To Boldly Go: Paths to Non-Academic Careers
Thursday October 22, 9:45-10:45

Chair: Dr. Colleen Hartman, George Washington University
Members: Dr. Orlando Figueroa, NASA/GSFC; Dr. Ron Polidan, Northrup Grumman Space Technology; Dr. Kathleen Flint, National Postdoctoral Association; Dr. Loretta Hidalgo Whitesides; Dr. Renatta Tull, UMBC.

A PhD in astronomy or a related field opens the door to many career options, of which research is only one. How do you navigate the path to these careers and how does your doctorate help? Panel members will describe their route to careers in areas such as international development, science management, non-profit organizations, and aerospace administration, as well as answer your questions.

Parenthood: The Elephant in the Laboratory
Thursday, October 22, 2:30-3:30

Chair: Dr. Anne Douglass, NASA/GSFC
Members: Dr. Heidi Newberg, RPI, Dr. Mark Olsen, NASA GSFC & UMBC, Dr. Emily Monosson, Author

Based on the book Motherhood: The Elephant in the Laboratory, the panel discussion will focus on the many ways in which women and men can successfully combine parenthood and a career in the sciences. The panel will include some of the book's contributors who will share their stories and discuss the difficulties of balancing a professional life with the demands of parenting in highly competitive fields.

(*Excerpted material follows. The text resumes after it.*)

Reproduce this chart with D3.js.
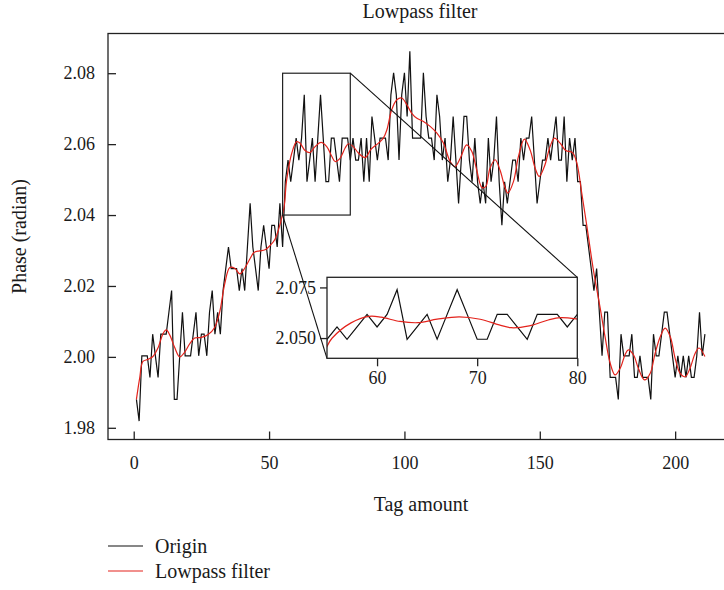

What it takes to become a PI, Project Scientist or Instrument Scientist
Friday, October 22, 9:30-10:15

Chair: Dr. John Mather, NASA/GSFC
Members: Dr. Julie Mc Enery, NASA GSFC, Dr. Jean Swank, NASA GSFC, Dr. Sally Heap, NASA GSFC, Dr. Joanne (Joe) Hill, NASA GSFC

Nobel Prize winner, Dr. John Mather, and his distinguished panel members will discuss what it takes to become a NASA Principal Investigator, Project Scientist or Instrument Scientist. Panelists will provide insights from their personal experiences in these roles.